La belleza de la poesía, (o también como dice Verónica: la belleza de este día) nos da otra oportunidad y tal vez no todo esté perdido. Abrir un libro de poemas nos acerca a la posibilidad de gozar con las palabras, de pensar, de sentir. Sentir es más importante que entender.
Escribe Verónica en su poema “Sigo caminando”: “Debo detenerme a llorar y / lloro por todas las veces que he fallado / lloro por las cosas terribles que podrían suceder / lloro por aquello que añoraré siempre / y he perdido / incluso lloro por lo que tengo y valoro tanto / luego lloro sólo por la inercia de estar llorando”. Alternando poemas más herméticos con otros más directos, sin entrar del todo en una poesía narrativa, con una subjetividad suspendida (no tan expuesta, al menos en primer plano), Verónica Segura se deja llevar por el lenguaje, en la búsqueda de hallazgos, con combinaciones poco habituales de palabras. Sin llegar a un lenguaje barroco, pero tampoco quedándose con un lenguaje llano, directo. Por más que de a ratos ceda a la tentación de la sentencia.
Escribe: “Si acaso puedes confiar en alguien / –y eso es contando con mucha suerte– / será en tu compañera de celda”. Hay un dolor anestesiado que recorre el libro, pero también hay una celebración y un gesto de esperanza no lineal, no ingenua. Confiar en tu compañera de celda es, en definitiva, poder confiar en alguien.
Un libro de poemas se puede recorrer en forma ordenada, página por página, verso por verso, o se puede alterar el orden sugerido y entrar y salir por los versos con impunidad. En general, prefiero esta segunda opción. Me encuentro, entonces, con versos así:
“Ya no pude recordar si fuiste gato / polen / o parte de la familia”.

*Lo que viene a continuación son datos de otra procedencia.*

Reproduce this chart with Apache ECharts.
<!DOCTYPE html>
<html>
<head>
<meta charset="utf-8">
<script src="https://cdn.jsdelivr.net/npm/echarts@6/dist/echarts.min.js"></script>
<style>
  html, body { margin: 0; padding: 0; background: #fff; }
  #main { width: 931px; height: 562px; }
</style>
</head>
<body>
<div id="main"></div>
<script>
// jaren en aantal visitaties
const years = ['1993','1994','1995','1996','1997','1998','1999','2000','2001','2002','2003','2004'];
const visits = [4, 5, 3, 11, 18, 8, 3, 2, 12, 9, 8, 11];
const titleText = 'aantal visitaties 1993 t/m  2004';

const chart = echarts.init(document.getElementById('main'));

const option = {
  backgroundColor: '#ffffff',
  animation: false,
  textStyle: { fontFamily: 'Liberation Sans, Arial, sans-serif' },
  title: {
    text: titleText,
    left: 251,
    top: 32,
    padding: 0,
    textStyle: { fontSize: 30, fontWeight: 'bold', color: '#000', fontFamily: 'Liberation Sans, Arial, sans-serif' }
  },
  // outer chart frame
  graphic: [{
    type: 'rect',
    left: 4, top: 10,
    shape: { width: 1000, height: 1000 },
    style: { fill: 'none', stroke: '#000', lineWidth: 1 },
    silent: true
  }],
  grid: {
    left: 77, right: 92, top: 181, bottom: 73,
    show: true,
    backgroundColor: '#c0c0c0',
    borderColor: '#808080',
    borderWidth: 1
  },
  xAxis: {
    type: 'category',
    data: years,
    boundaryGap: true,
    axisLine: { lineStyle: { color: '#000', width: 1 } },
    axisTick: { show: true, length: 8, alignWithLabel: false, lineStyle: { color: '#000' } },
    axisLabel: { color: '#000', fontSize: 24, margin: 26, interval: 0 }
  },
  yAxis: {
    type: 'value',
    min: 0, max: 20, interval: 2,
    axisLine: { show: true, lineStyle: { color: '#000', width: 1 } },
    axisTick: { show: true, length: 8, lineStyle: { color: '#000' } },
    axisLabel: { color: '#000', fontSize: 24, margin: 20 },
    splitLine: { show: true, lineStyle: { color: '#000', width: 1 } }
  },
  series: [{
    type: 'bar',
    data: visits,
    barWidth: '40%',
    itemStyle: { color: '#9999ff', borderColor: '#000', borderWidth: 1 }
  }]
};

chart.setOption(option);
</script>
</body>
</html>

“Cresta, eclipse, pendiente, abismo / bucle, pendiente, eclipse /, abismo, cresta”.
“Mi cabeza deletreando / lo que más detesto de mí”.
Ese recorrido lleva a observar variantes, inflexiones, líneas sinuosas que ayudan a multiplicar los sentidos y a convertir un libro en un artefacto con el que podemos sentir que la vida, que este día en la vida, puede ser un poco más bello. Esa sensación nos deja este libro. Y eso no es poco.